Ключевыми параметрами плана экспорта революции стали – подготовка крестьянских восстаний с помощью направленной агитации; создание крестьянских советов под контролем партии в мобилизационных целях; использование люмпенизированных слоев и уголовного элемента. Интегрирующими лозунгами становились идеи «черного передела» (уравнительно-распределительная модель). Фактически это была попытка экспорта модели российской аграрной революции (причем модели, не адекватно понятой и интерпретированной в ее реальных чертах, описывавшихся скорее терминами Французской и других европейских революций). Провал этой программы в рассматриваемый период объяснялся неприменимостью российской модели в странах Востока (неразвитость коммуникаций, слабость городов, децентрализация управления, фактическое отсутствие единой государственной власти и роль армии).
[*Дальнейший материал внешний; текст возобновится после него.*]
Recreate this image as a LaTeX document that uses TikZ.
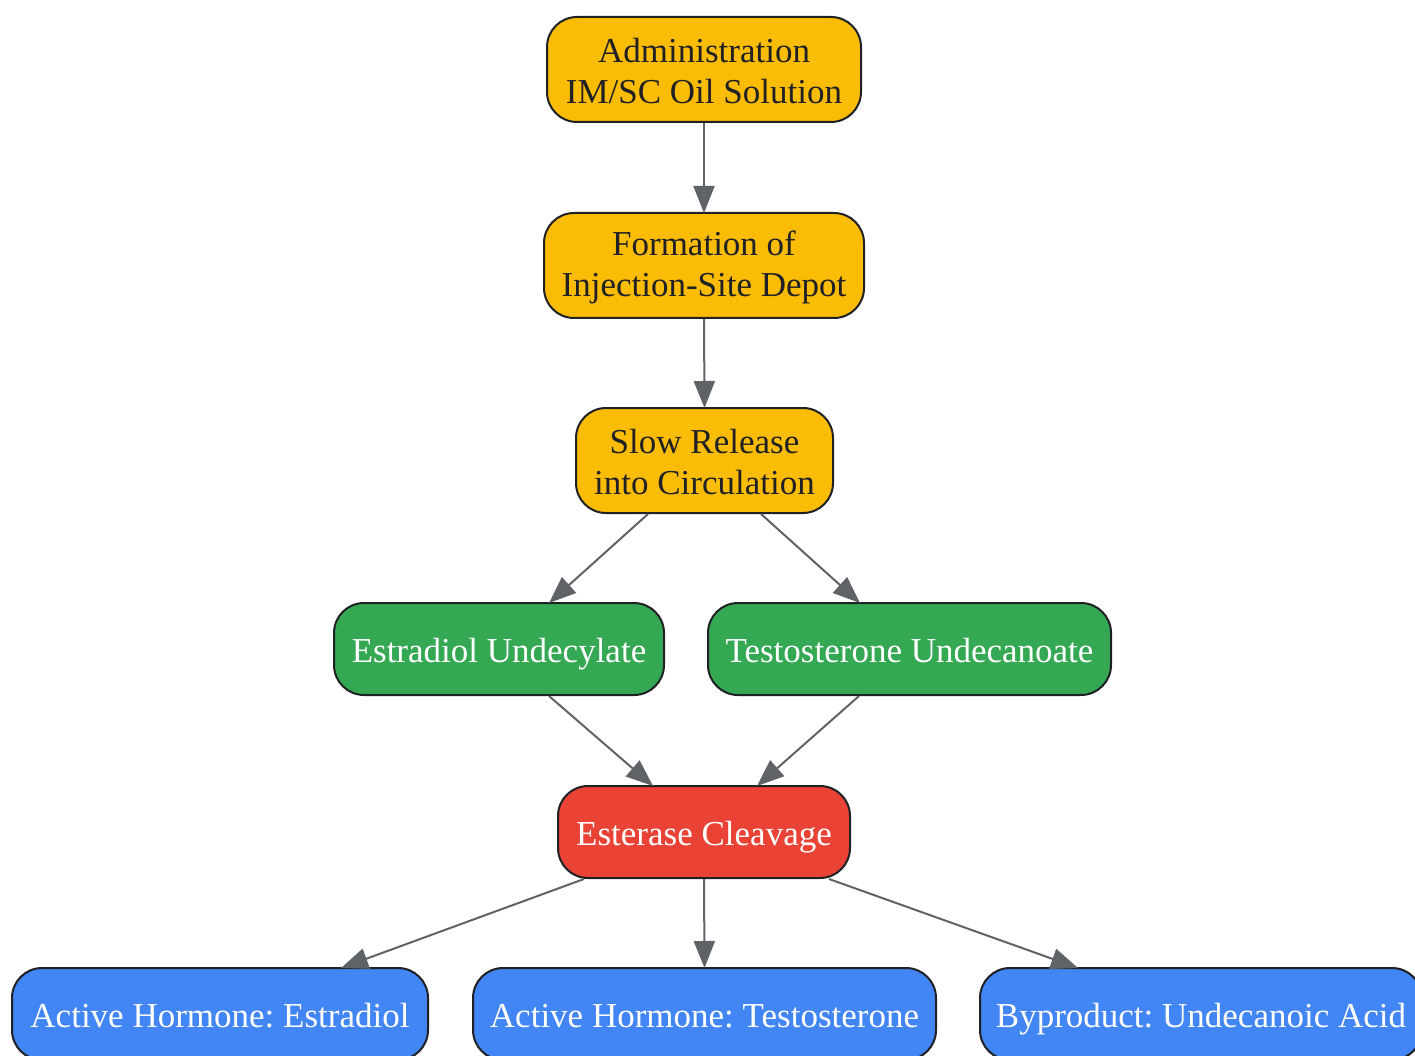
\documentclass[tikz,border=0pt]{standalone}
\usepackage{fontspec}
\setmainfont{Liberation Serif}
\usetikzlibrary{arrows.meta}
\frenchspacing
\definecolor{gyellow}{HTML}{FBBC05}
\definecolor{ggreen}{HTML}{34A853}
\definecolor{gred}{HTML}{EA4335}
\definecolor{gblue}{HTML}{4285F4}
\definecolor{gdark}{HTML}{202124}
\definecolor{garrow}{HTML}{5F6368}
\newcommand{\topstrut}{\rule{0pt}{28pt}}
\newcommand{\botstrut}{\rule[-1pt]{0pt}{1pt}}
\tikzset{
  box/.style={draw=gdark, line width=2pt, rounded corners=30pt, inner sep=0pt,
    font=\fontsize{35}{41}\selectfont\frenchspacing, align=center},
  yel/.style={box, fill=gyellow, text=gdark},
  one/.style={box, text height=28pt, text depth=2pt},
  grn/.style={one, fill=ggreen, text=white},
  rd/.style={one, fill=gred, text=white},
  blu/.style={one, fill=gblue, text=white},
  conn/.style={draw=garrow, line width=2pt, -{Triangle[length=27pt,width=21pt]}}
}
\begin{document}
\begin{tikzpicture}[x=1pt,y=-1pt]
\useasboundingbox (0,0) rectangle (1415,1056);
\node[yel, minimum width=314pt, minimum height=105pt] (A) at (704,69.5) {\topstrut Administration\\IM/SC Oil Solution\botstrut};
\node[yel, minimum width=320pt, minimum height=105pt] (B) at (704,265.5) {\topstrut Formation of\\Injection-Site Depot\botstrut};
\node[yel, minimum width=257pt, minimum height=105pt] (C) at (704.5,460.5) {\topstrut Slow Release\\into Circulation\botstrut};
\node[grn, minimum width=330pt, minimum height=92pt] (D) at (499,649) {Estradiol Undecylate};
\node[grn, minimum width=403pt, minimum height=92pt] (E) at (909.5,649) {Testosterone Undecanoate};
\node[rd, minimum width=292pt, minimum height=92pt] (F) at (704,832) {Esterase Cleavage};
\node[blu, minimum width=416pt, minimum height=92pt] (G) at (220,1014) {Active Hormone: Estradiol};
\node[blu, minimum width=463pt, minimum height=92pt] (H) at (704.5,1014) {Active Hormone: Testosterone};
\node[blu, minimum width=442pt, minimum height=92pt] (I) at (1201,1014) {Byproduct: Undecanoic Acid};
\draw[conn] (A.south) -- ([yshift=-1pt]B.north);
\draw[conn] (B.south) -- ([yshift=-1pt]C.north);
\draw[conn] ([xshift=-56.5pt]C.south) -- ([xshift=50pt,yshift=-1pt]D.north);
\draw[conn] ([xshift=56.5pt]C.south) -- ([xshift=-49.5pt,yshift=-1pt]E.north);
\draw[conn] ([xshift=50pt]D.south) -- ([xshift=-51pt,yshift=-1pt]F.north);
\draw[conn] ([xshift=-50.5pt]E.south) -- ([xshift=53pt,yshift=-1pt]F.north);
\draw[conn] ([xshift=-120pt]F.south) -- ([xshift=121pt,yshift=-1pt]G.north);
\draw[conn] (F.south) -- ([yshift=-1pt]H.north);
\draw[conn] ([xshift=125pt]F.south) -- ([xshift=-123pt,yshift=-1pt]I.north);
\end{tikzpicture}
\end{document}
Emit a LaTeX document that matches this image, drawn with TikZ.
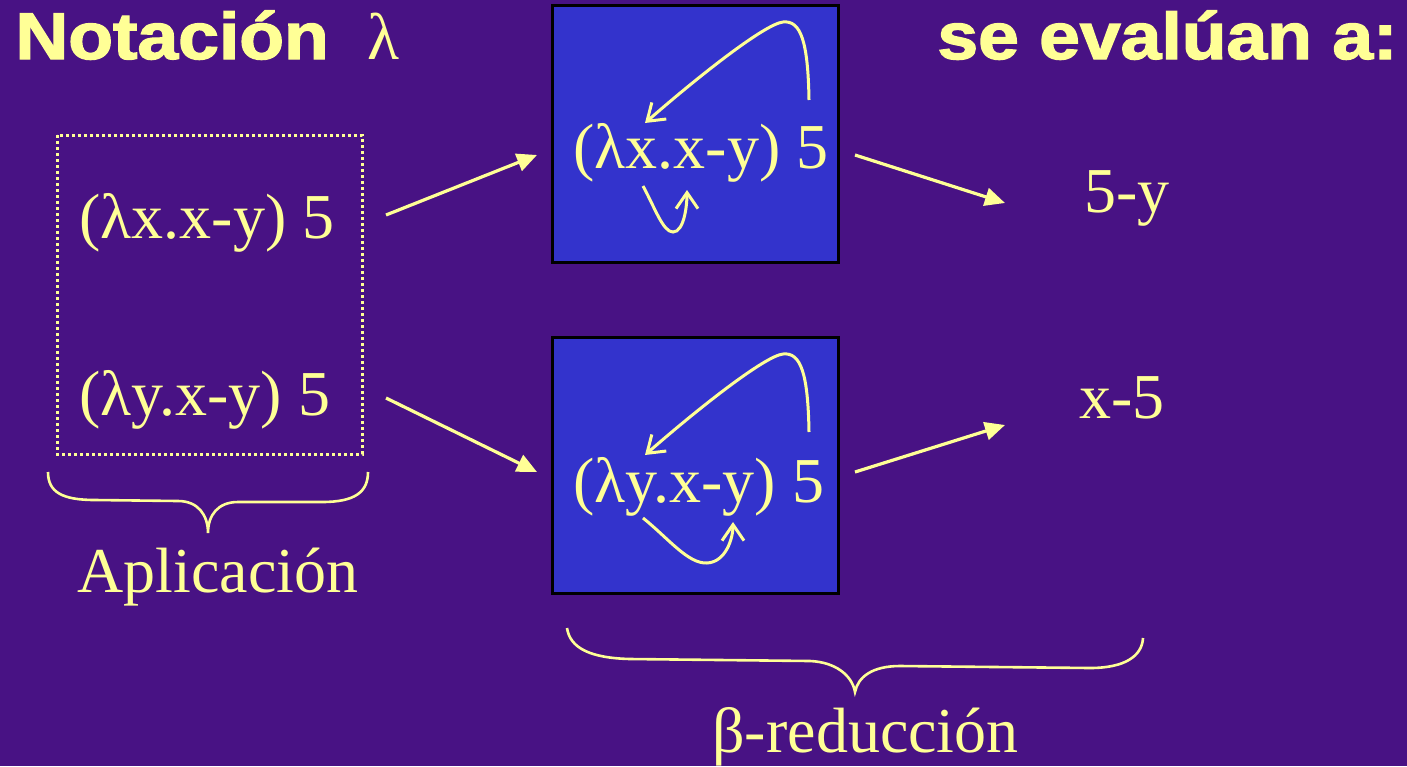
\documentclass[tikz,border=0pt]{standalone}
\usepackage{fontspec}
\setmainfont{Liberation Serif}
\newfontfamily\titlefont[BoldFeatures={FakeBold=2}]{Liberation Sans}
\usetikzlibrary{arrows.meta}
\definecolor{bgpurple}{RGB}{72,18,132}
\definecolor{txtyellow}{RGB}{255,255,150}
\definecolor{boxblue}{RGB}{51,51,204}
\tikzset{
  lbl/.style={inner sep=0pt, anchor=base west, text=txtyellow, font=\fontsize{32pt}{37pt}\selectfont},
  ttl/.style={inner sep=0pt, anchor=base west, text=txtyellow, font=\titlefont\bfseries\fontsize{33pt}{38pt}\selectfont},
  bluebox/.style={draw=black, line width=1.5pt, fill=boxblue},
  bigarrow/.style={draw=txtyellow, line width=1.6pt, -{Triangle[length=10pt,width=9pt]}},
  bendarrow/.style={draw=txtyellow, line width=1.5pt, -{Straight Barb[length=8pt,width=11pt,line width=1.5pt]}},
  bracestyle/.style={draw=txtyellow, line width=1.3pt},
  dotbox/.style={draw=txtyellow, line width=1.5pt, dash pattern=on 1.3pt off 1.7pt}
}
\begin{document}
\begin{tikzpicture}[x=0.5pt,y=-0.5pt]
  \fill[bgpurple] (0,0) rectangle (1407,766);
  \useasboundingbox (0,0) rectangle (1407,766);

  % titles
  \node[ttl] (t1) at (15,59) {\scalebox{1.11}[1]{Notación}};
  \node[lbl, font=\fontsize{33pt}{38pt}\selectfont] (t1l) at (367,59) {λ};
  \node[ttl] (t2) at (937,59) {\scalebox{1.11}[1]{se evalúan a:}};

  % blue boxes
  \draw[bluebox] (552,5) rectangle (838,262);
  \draw[bluebox] (552,337) rectangle (838,593);

  % dotted group
  \draw[dotbox] (57,135) rectangle (362,454);

  % left expressions
  \node[lbl] (l1) at (79,238) {(λx.x-y) 5};
  \node[lbl] (l2) at (79,415) {(λy.x-y) 5};

  % box expressions
  \node[lbl] (m1) at (573,168) {(λx.x-y) 5};
  \node[lbl] (m2) at (573,502) {(λy.x-y) 5};

  % results
  \node[lbl] (r1) at (1084,212) {5-y};
  \node[lbl] (r2) at (1079,418) {x-5};

  % bottom labels
  \node[lbl] (ap) at (77,592) {Aplicación};
  \node[lbl] (br) at (712,752) {β-reducción};

  % straight arrows
  \coordinate (a1s) at (386,215);
  \coordinate (a1e) at (537,155);
  \coordinate (a2s) at (386,398);
  \coordinate (a2e) at (537,472);
  \coordinate (a3s) at (855,155);
  \coordinate (a3e) at (1005,203);
  \coordinate (a4s) at (855,472);
  \coordinate (a4e) at (1005,425);
  \draw[bigarrow] (a1s) -- (a1e);
  \draw[bigarrow] (a2s) -- (a2e);
  \draw[bigarrow] (a3s) -- (a3e);
  \draw[bigarrow] (a4s) -- (a4e);

  % bent arrows in box 1
  \coordinate (c1s) at (809,100);
  \coordinate (c1e) at (645,123);
  \draw[bendarrow] (c1s) .. controls (808,42) and (801,20) .. (783,22)
                        .. controls (765,24) and (700,75) .. (c1e);
  \coordinate (d1s) at (643,186);
  \coordinate (d1e) at (687,190);
  \draw[bendarrow] (d1s) .. controls (655,208) and (663,232) .. (673,232)
                        .. controls (684,232) and (687,206) .. (d1e);

  % bent arrows in box 2
  \coordinate (c2s) at (809,432);
  \coordinate (c2e) at (645,455);
  \draw[bendarrow] (c2s) .. controls (808,374) and (801,352) .. (783,354)
                        .. controls (765,356) and (700,407) .. (c2e);
  \coordinate (d2s) at (643,518);
  \coordinate (d2e) at (733,522);
  \draw[bendarrow] (d2s) .. controls (668,538) and (688,564) .. (707,563)
                        .. controls (726,562) and (733,538) .. (d2e);

  % braces
  \coordinate (bl1) at (48,472);
  \coordinate (bl2) at (368,472);
  \coordinate (blt) at (208,533);
  \draw[bracestyle] (bl1) .. controls (48,492) and (62,500) .. (95,500)
     -- (178,501) .. controls (198,501) and (208,515) .. (blt)
     .. controls (208,515) and (218,502) .. (238,502)
     -- (322,502) .. controls (355,502) and (368,492) .. (bl2);

  \coordinate (br1) at (567,628);
  \coordinate (br2) at (1143,638);
  \coordinate (brt) at (855,692);
  \draw[bracestyle] (br1) .. controls (570,648) and (590,658) .. (630,659)
     -- (810,661) .. controls (835,662) and (852,675) .. (brt)
     .. controls (858,677) and (872,666) .. (900,666)
     -- (1090,668) .. controls (1125,668) and (1142,656) .. (br2);
\end{tikzpicture}
\end{document}
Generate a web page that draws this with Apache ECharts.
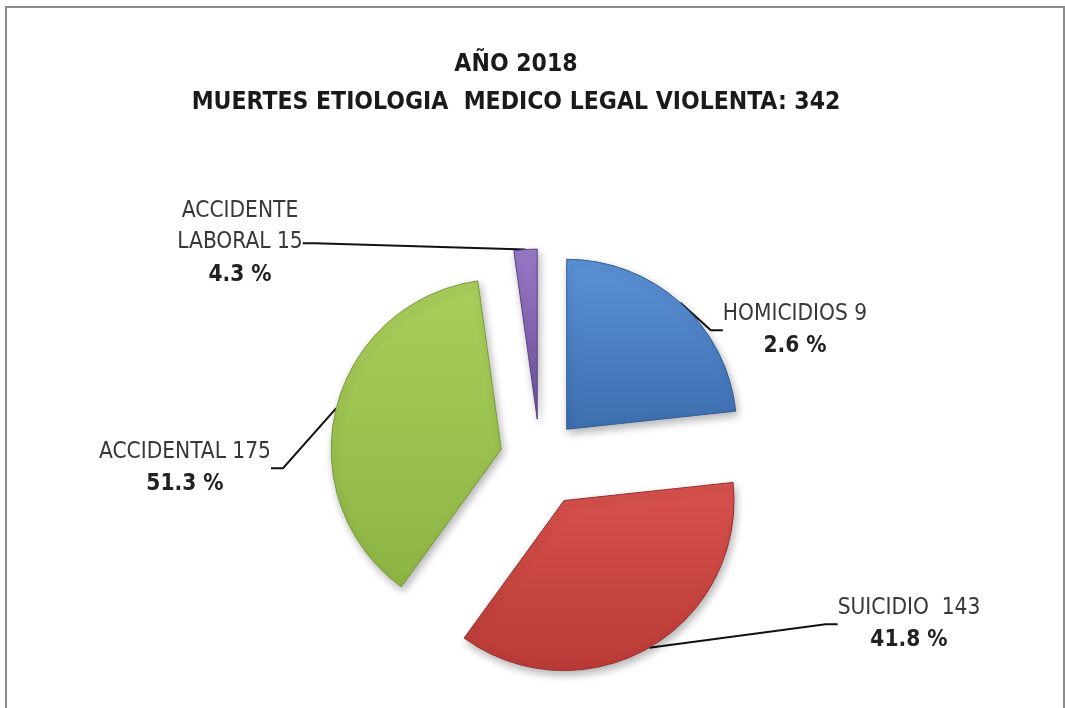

Неэффективность модели российской революции (прежде всего 1905–1907 гг.) в обществах традиционного типа, объясняется, во-первых, тем, что не учитывался фактор незавершенности формирования национальной государственности в развивающихся странах и, соответственно, недооценивался фактор национализма (особенно, в Китае); во-вторых, игнорировалась специфика отношений собственности и структуры общества, которая не только не вписывалась в жесткую классовую стратификацию (как показано на примере Китая), но имела уникальные черты в разных регионах мира (от Японии до Испании), а в некоторых случаях вообще не сформировалась (как в Африканских колониях или племенных обществах Океании); в-третьих, не была принята во внимание связь социальных отношений в традиционном обществе и поведения различных его сословий или групп с религиозными представлениями (исламом, конфуцианством, буддизмом, языческими верованиями диких племен); в-четвертых, обусловливалась трудностью применения чрезвычайно абстрактной и идеологизированной трактовки государства к тем странам, где бюрократический аппарат не сформировался или отличался от рационализированных европейских представлений; в-пятых, определялась трудностями реализации из единого центра (Коминтерна) идеологических постулатов, которые оказывались непонятны на периферии социального конфликта.